Figure 4. Comparison of efficiency and signal to noise ratio of FUS1 and FIG2 promoters in driving β-galactosidase reporter expression.

α-factor sensing using the lacZ reporter gene assay in yeast cells (ste2Δfar1Δsst2Δ triple deletion alleles in the Cyb yeast strain) expressing the PGK1: STE2. β-galactosidase activity was measured in the yeast strains by stimulating with different concentrations of α-factor. PGK1: STE2 and FUS1: lacZ (grey bars); PGK1: STE2 and FIG2: lacZ (black bars). The mean pseudo Z-factor value calculated for FUS1 promoter was 0.366 and for FIG2 promoter 0.88 based on three biological repeats.
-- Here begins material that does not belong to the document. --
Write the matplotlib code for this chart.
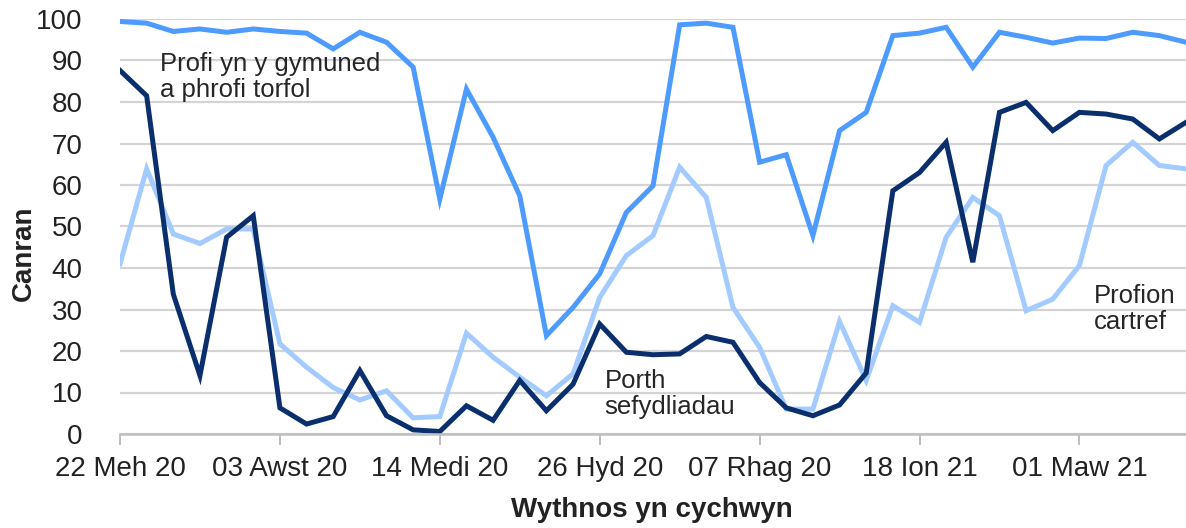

Values are mean and standard deviations of three biological repeats.

Figure 5. Schematic illustration of engineered yeast pheromone signalling pathway for analysing nematode ORs.

In this pathway, the endogenous yeast GPCR, Ste2 was knocked out and replaced with a nematode OR (ODR-10), which induces signalling when activated by its ligand diacetyl. As nematode Gα subunits (ODR-3 and GPA-3) have low affinity for the yeast Gβγ, Gpa1/ODR-3 and Gpa1/GPA-3 chimaeras have been developed to incorporate receptor-binding properties of nematode subunits into the Gpa1 subunit that interacts with the yeast signalling machinery. Gene disruption was used to knock out SST2 (to enhance signalling) and FAR1 (to prevent cell cycle arrest). Signal activation was monitored by transforming lacZ reporter under FIG2 promoter.

Figure 6. Concentration-response profile for odorant stimulated reporter gene expression.

A. Expression of lacZ reporter gene driven by the FIG2 promoter in Cyb yeast mutant containing different chimaeric Gα subunits. Values represent means ± SD of experiments performed on three independent transformants. The significance of the Cyb GPA1/odr-3 chimaera PGK1:odr-10 response was tested using a student t-test at the 100 µM concentration by direct comparison with the Cyb GPA1/odr-3 chimaera PGK1:odr-10 H110Y mutant. * p<0.01 B. Expression of lacZ reporter gene driven by the FIG2 promoter in Cyb GPA1/odr-3 chimaera yeast mutant in 96 well plate. Values represent means ± SD of experiments performed on three independent transformants. The significance of the Cyb GPA1/odr-3 chimaera PGK1:odr-10 response was tested using a student t-test at the 500 µM concentration by direct comparison with the Cyb GPA1/odr-3 chimaera PGK1:odr-10 H110Y mutant. * p<0.01 C. Change in abundance of diacetyl in the Cyb GPA1/odr-3 chimaera yeast mutant containing receptor construct PGK1:odr-10 and FIG2: lacZ reporter at different incubation times. Starting concentration of diacetyl in culture was 700 µM. Error bars are the standard error of three measurements.